What is Big Data?
Business enterprises today owe a major portion of their success to a firmly knowledge-oriented economy. Modern organizations of the world are driven by data and therefore recognizing patterns and trends from data sets and analyzing and making sense of the data can turn out to be hugely profitable for any business.
Oxford dictionary defines data as – “The quantities, characters, or symbols on which operations are performed by a computer, which may be stored and transmitted in the form of electrical signals and recorded on magnetic, optical, or mechanical recording media.” The term ‘Big Data’ is also data but with a huge size. It refers to all of the data from all kinds of sources being generated across the globe and this data could be either structured or unstructured.
Traditional data management tools cannot store or process such large datasets. Big Data leads to Business Intelligence which leads to better decision making and strategy planning for organizations irrespective of their size or market share. Currently, Hadoop is the go-to platform for most organizations working with large amounts of data. Analyzing data at extremely high speeds and volumes will put companies in the front line in the race to capture newer markets and customers.
‘Big Data’ Categories:
1. Structured Data: Any data that resides in a fixed field within a record or file is known as structured data. First a data model, outlining the type of business data to be recorded and the methods to be used to store, process and access it, needs to be created. It has the advantage of easy storing and analyzing. Structured data includes data contained in relational databases and spreadsheets. Before constraints relating to costs, these two were the major choices for most firms wanting to effectively manage data.
2. Unstructured Data: Typically not considered as a good fit for the mainstream relational database, unstructured data is information in many different forms that doesn’t hew to conventional data models. With alternative platforms emerging for managing such data, many IT systems can now make use of it to generate business intelligence. Text is one of the most common types of unstructured data and is collected from word documents, emails, blog posts and other social media sites. Other forms of unstructured data include audio, video and image files and machine data.
3. Semi-structured Data: Data containing semantic tags but not conforming to the structure associated with relational databases is termed as semi-structured data. Semi-structured entities belonging to the same class may have different attributes. Examples include HTML, email and other markup languages.
Characteristics of ‘Big Data’
The 4V’s are used to describe ‘Big Data’.
1. Volume: The value derived from a dataset depends on its size. Businesses collect enormous amounts of data and thus volume plays a critical role when it comes to analysis of data.
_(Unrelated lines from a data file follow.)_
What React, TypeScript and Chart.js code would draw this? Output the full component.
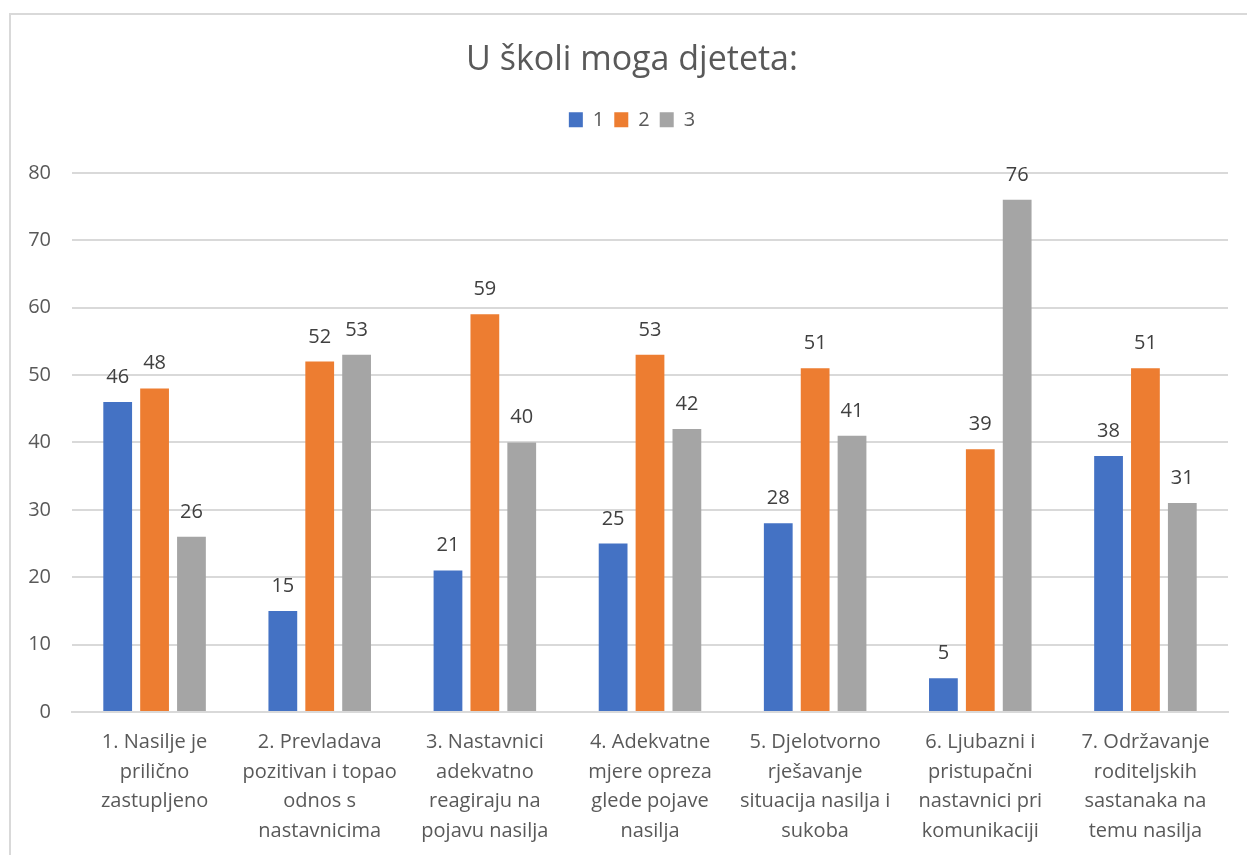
import React, { useEffect, useRef } from "react";
import { Chart, registerables } from "chart.js";

Chart.register(...registerables);

const titleText = "U školi moga djeteta:";
const seriesNames = ["1", "2", "3"];
const categories: string[][] = [
  ["1. Nasilje je", "prilično", "zastupljeno"],
  ["2. Prevladava", "pozitivan i topao", "odnos s", "nastavnicima"],
  ["3. Nastavnici", "adekvatno", "reagiraju na", "pojavu nasilja"],
  ["4. Adekvatne", "mjere opreza", "glede pojave", "nasilja"],
  ["5. Djelotvorno", "rješavanje", "situacija nasilja i", "sukoba"],
  ["6. Ljubazni i", "pristupačni", "nastavnici pri", "komunikaciji"],
  ["7. Održavanje", "roditeljskih", "sastanaka na", "temu nasilja"],
];
const series1 = [46, 15, 21, 25, 28, 5, 38];
const series2 = [48, 52, 59, 53, 51, 39, 51];
const series3 = [26, 53, 40, 42, 41, 76, 31];
const yMin = 0;
const yMax = 80;
const yStep = 10;

const colors = ["#4472C4", "#ED7D31", "#A5A5A5"];
const FONT = "'Open Sans', Lato, sans-serif";

const borderPlugin = {
  id: "outerBorder",
  beforeDraw(chart: any) {
    const ctx = chart.ctx;
    ctx.save();
    ctx.fillStyle = "#ffffff";
    ctx.fillRect(0, 0, chart.width, chart.height);
    ctx.strokeStyle = "#d9d9d9";
    ctx.lineWidth = 2;
    ctx.strokeRect(10, 14, 3000, 3000);
    ctx.restore();
  },
};

const labelPlugin = {
  id: "valueLabels",
  afterDatasetsDraw(chart: any) {
    const ctx = chart.ctx;
    ctx.save();
    ctx.font = `20px ${FONT}`;
    ctx.fillStyle = "#404040";
    ctx.textAlign = "center";
    ctx.textBaseline = "alphabetic";
    chart.data.datasets.forEach((ds: any, i: number) => {
      const meta = chart.getDatasetMeta(i);
      meta.data.forEach((el: any, j: number) => {
        ctx.fillText(String(ds.data[j]), el.x, el.y - 19);
      });
    });
    ctx.restore();
  },
};

export default function App() {
  const ref = useRef<HTMLCanvasElement | null>(null);
  useEffect(() => {
    if (!ref.current) return;
    const chart = new Chart(ref.current, {
      type: "bar",
      data: {
        labels: categories,
        datasets: [
          { label: seriesNames[0], data: series1, backgroundColor: colors[0] },
          { label: seriesNames[1], data: series2, backgroundColor: colors[1] },
          { label: seriesNames[2], data: series3, backgroundColor: colors[2] },
        ],
      },
      options: {
        animation: false,
        responsive: true,
        maintainAspectRatio: false,
        datasets: {
          bar: { categoryPercentage: 0.67, barPercentage: 0.78 },
        },
        layout: { padding: { left: 0, right: 0, top: 0, bottom: 0 } },
        plugins: {
          title: {
            display: true,
            text: titleText,
            color: "#595959",
            font: { family: FONT, size: 34, weight: "normal" },
            padding: { top: 40, bottom: 19 },
          },
          subtitle: {
            display: true,
            text: " ",
            weight: 500,
            font: { size: 1, lineHeight: 1 },
            padding: { top: 0, bottom: 32 },
          },
          legend: {
            display: true,
            position: "top",
            labels: {
              color: "#595959",
              font: { family: FONT, size: 20 },
              boxWidth: 14,
              boxHeight: 15,
              padding: 10,
            },
          },
          tooltip: { enabled: false },
        },
        scales: {
          x: {
            grid: { display: false, drawTicks: false },
            border: { display: true, color: "#d9d9d9", width: 2 },
            ticks: {
              color: "#595959",
              font: { family: FONT, size: 20, lineHeight: 1.475 },
              padding: 16,
              maxRotation: 0,
              autoSkip: false,
            },
            afterFit(scale: any) {
              scale.height = 143;
            },
          },
          y: {
            min: yMin,
            max: yMax,
            ticks: {
              stepSize: yStep,
              color: "#595959",
              font: { family: FONT, size: 20 },
              padding: 21,
            },
            grid: { color: "#d9d9d9", lineWidth: 2, drawTicks: false },
            border: { display: false },
            afterFit(scale: any) {
              scale.width = 72;
            },
          },
          yRightSpacer: {
            position: "right",
            display: true,
            ticks: { display: false },
            grid: { display: false, drawTicks: false },
            border: { display: false },
            afterFit(scale: any) {
              scale.width = 36;
            },
          },
        },
      },
      plugins: [borderPlugin, labelPlugin],
    } as any);
    return () => chart.destroy();
  }, []);
  return (
    <div style={{ position: "fixed", left: 0, top: 0, width: 1264, height: 855 }}>
      <canvas ref={ref} />
    </div>
  );
}
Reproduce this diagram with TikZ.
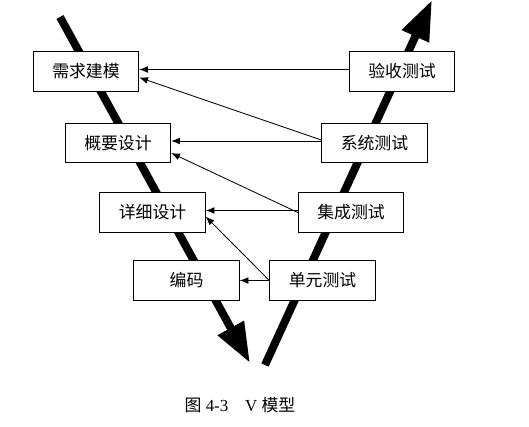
\documentclass[tikz,border=0pt]{standalone}
\usepackage{fontspec}
\setmainfont{Liberation Serif}
\newfontfamily\cjk{Noto Sans CJK SC}
\usetikzlibrary{arrows.meta,calc}

\begin{document}
\begin{tikzpicture}[x=0.025cm,y=-0.025cm,
   box/.style={draw,fill=white,line width=0.8pt,minimum width=2.63cm,minimum height=0.98cm,inner sep=0pt,font=\cjk\fontsize{12}{14}\selectfont},
   vline/.style={line width=0.2cm,-{Triangle[length=1cm,width=0.7cm]}},
   link/.style={line width=0.6pt,-{Latex[length=2.2mm,width=1.7mm]}}]
   \useasboundingbox (0,0) rectangle (529,427);
   \coordinate (ltop) at (60,17);
   \coordinate (lbot) at (250,363);
   \coordinate (rbot) at (265,365);
   \coordinate (rtop) at (432,0);
   \draw[vline] (ltop) -- (lbot);
   \draw[vline] (rbot) -- (rtop);

   \node[box] (xqjm) at (86,71.5) {需求建模};
   \node[box] (ysc) at (402,71.5) {验收测试};
   \node[box] (gysj) at (118,143) {概要设计};
   \node[box] (xtcs) at (374.5,143) {系统测试};
   \node[box] (xxsj) at (152.5,212.5) {详细设计};
   \node[box] (jccs) at (351,212.5) {集成测试};
   \node[box] (bm) at (186.5,280.5) {编码};
   \node[box] (dycs) at (322.5,280.5) {单元测试};

   \draw[link] ($(ysc.west)+(0,-2)$) -- ($(xqjm.east)+(0,-2)$);
   \draw[link] ($(xtcs.west)+(0,-3)$) -- ($(xqjm.east)+(0,6)$);
   \draw[link] ($(xtcs.west)+(0,-2)$) -- ($(gysj.east)+(0,-2)$);
   \draw[link] (jccs.west) -- ($(gysj.east)+(0,10)$);
   \draw[link] ($(jccs.west)+(0,-2)$) -- ($(xxsj.east)+(0,-2)$);
   \draw[link] (dycs.west) -- ($(xxsj.east)+(0,4)$);
   \draw[link] (dycs.west) -- (bm.east);

   \node[font=\fontsize{12}{14}\selectfont] (cap) at (240,405) {{\cjk 图} 4-3\quad V {\cjk 模型}};
\end{tikzpicture}
\end{document}
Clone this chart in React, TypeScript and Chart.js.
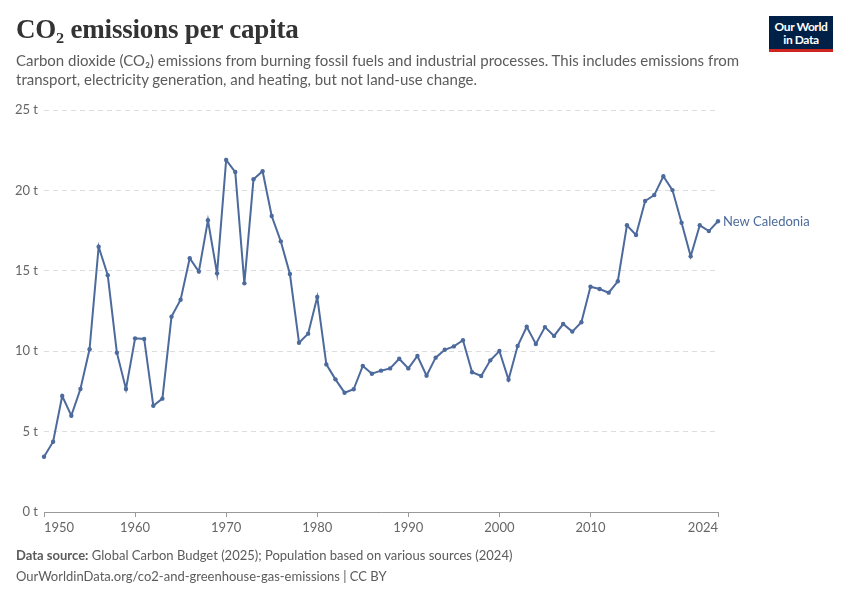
import { useEffect, useRef } from 'react'
import { Chart, registerables } from 'chart.js'

Chart.register(...registerables)

const years = Array.from({ length: 75 }, (_, i) => 1950 + i)

const emissions = [
  3.44, 4.37, 7.21, 5.99, 7.65, 10.12, 16.5, 14.72, 9.91, 7.65,
  10.8, 10.76, 6.61, 7.05, 12.15, 13.2, 15.78, 14.95, 18.14, 14.84,
  21.89, 21.14, 14.22, 20.69, 21.19, 18.41, 16.83, 14.8, 10.53, 11.09,
  13.37, 9.18, 8.25, 7.42, 7.63, 9.08, 8.6, 8.79, 8.93, 9.53,
  8.93, 9.7, 8.48, 9.6, 10.09, 10.3, 10.68, 8.69, 8.46, 9.43,
  10.01, 8.23, 10.32, 11.52, 10.45, 11.5, 10.95, 11.69, 11.22, 11.8,
  14.01, 13.87, 13.64, 14.35, 17.83, 17.23, 19.34, 19.71, 20.88, 20.02,
  17.99, 15.9, 17.83, 17.47, 18.08,
]

const xTicks = [1950, 1960, 1970, 1980, 1990, 2000, 2010, 2024]
const seriesName = 'New Caledonia'

const lineColor = '#4c6a9c'
const labelFont = 'Lato, "Noto Sans", sans-serif'

// series name written just right of the last point
const endLabel = {
  id: 'endLabel',
  afterDatasetsDraw(chart: Chart) {
    const meta = chart.getDatasetMeta(0)
    const last = meta.data[meta.data.length - 1]
    if (!last) return
    const ctx = chart.ctx
    ctx.save()
    ctx.font = `13px ${labelFont}`
    ctx.fillStyle = lineColor
    ctx.textBaseline = 'middle'
    ctx.fillText(seriesName, last.x + 5, last.y + 1)
    ctx.restore()
  },
}

export default function App() {
  const chartRef = useRef<HTMLCanvasElement>(null)
  const chartInstanceRef = useRef<Chart | null>(null)

  useEffect(() => {
    document.body.style.margin = '0'
    if (!chartRef.current) return
    const ctx = chartRef.current.getContext('2d')
    if (!ctx) return

    if (chartInstanceRef.current) {
      chartInstanceRef.current.destroy()
    }

    chartInstanceRef.current = new Chart(ctx, {
      type: 'line',
      data: {
        labels: years,
        datasets: [
          {
            label: seriesName,
            data: years.map((y, i) => ({ x: y, y: emissions[i] })),
            borderColor: lineColor,
            backgroundColor: lineColor,
            borderWidth: 2,
            pointRadius: 2.2,
            pointBorderWidth: 0,
            tension: 0,
            clip: false,
          },
        ],
      },
      options: {
        responsive: false,
        animation: false,
        layout: { padding: { top: 110, left: 0, right: 132, bottom: 0 } },
        plugins: {
          legend: { display: false },
          tooltip: { enabled: false },
        },
        scales: {
          x: {
            type: 'linear',
            min: 1950,
            max: 2024,
            afterBuildTicks: (scale: any) => {
              scale.ticks = xTicks.map((v) => ({ value: v }))
            },
            afterFit: (scale: any) => {
              scale.height = 88
            },
            grid: {
              drawOnChartArea: false,
              drawTicks: true,
              tickLength: 5,
              color: '#999',
            },
            border: { display: true, color: '#999', width: 1 },
            ticks: {
              align: 'inner',
              autoSkip: false,
              maxRotation: 0,
              padding: 3,
              color: '#666',
              font: { family: labelFont, size: 13 },
              callback: (v: any) => String(v),
            },
          },
          y: {
            min: 0,
            max: 25,
            afterFit: (scale: any) => {
              scale.width = 44
            },
            grid: {
              color: '#dddddd',
              drawTicks: false,
            },
            border: { display: false, dash: [5, 4] },
            ticks: {
              stepSize: 5,
              padding: 6,
              color: '#666',
              font: { family: labelFont, size: 13 },
              callback: (v: any) => `${v} t`,
            },
          },
        },
      },
      plugins: [endLabel],
    })

    return () => {
      chartInstanceRef.current?.destroy()
      chartInstanceRef.current = null
    }
  }, [])

  return (
    <div style={{ position: 'relative', width: 850, height: 600, background: '#fff', fontFamily: labelFont }}>
      <canvas ref={chartRef} width={850} height={600} style={{ position: 'absolute', left: 0, top: 0 }}></canvas>
      <div style={{ position: 'absolute', left: 16, top: 14, fontFamily: '"Liberation Serif", serif', fontSize: 27, fontWeight: 700, color: '#333', letterSpacing: -0.2 }}>
        CO₂ emissions per capita
      </div>
      <div style={{ position: 'absolute', left: 16, top: 51, width: 740, fontSize: 15, lineHeight: '19px', color: '#5b5b5b' }}>
        Carbon dioxide (CO₂) emissions from burning fossil fuels and industrial processes. This includes emissions from
        transport, electricity generation, and heating, but not land-use change.
      </div>
      <div style={{ position: 'absolute', left: 769, top: 16, width: 64, height: 36, background: '#002147', borderBottom: '3px solid #ce261e', boxSizing: 'border-box', color: '#fff', fontSize: 12, lineHeight: '13px', fontWeight: 700, textAlign: 'center', paddingTop: 4, letterSpacing: -0.4 }}>
        Our World
        <br />
        in Data
      </div>
      <div style={{ position: 'absolute', left: 16, top: 547, fontSize: 13, color: '#5b5b5b' }}>
        <b>Data source:</b> Global Carbon Budget (2025); Population based on various sources (2024)
      </div>
      <div style={{ position: 'absolute', left: 16, top: 568, fontSize: 13, color: '#5b5b5b' }}>
        OurWorldinData.org/co2-and-greenhouse-gas-emissions | CC BY
      </div>
    </div>
  )
}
2. Velocity: The data generation speed is termed as velocity. Data of all types is generated from a variety of sources and the speed of processing this data determines the real potential.
3. Variety: Understanding the type of ‘Big Data’ is critical for value to be derived from it. Data is present in a heterogeneous form in various formats like photos, videos, emails, PDFs, audio files, spreadsheets, databases, etc. Unstructured data poses difficulties in storing and analyzing processes.
4. Variability: The term refers to the inconsistency shown by data at times which hampers the data management process.
Once tools are used to convert Big Data into meaningful information pockets, then decision making in the enterprise becomes easier. The needs of the customers with respect to the product and services being provided will be known beforehand, potential markets can be identified, ways to reduce costs and build up a higher economy of scale can also be planned out. Time and cost benefits provided by mining and analyzing ‘Big Data’ has made organizations all over the globe to dive deeper into this technology.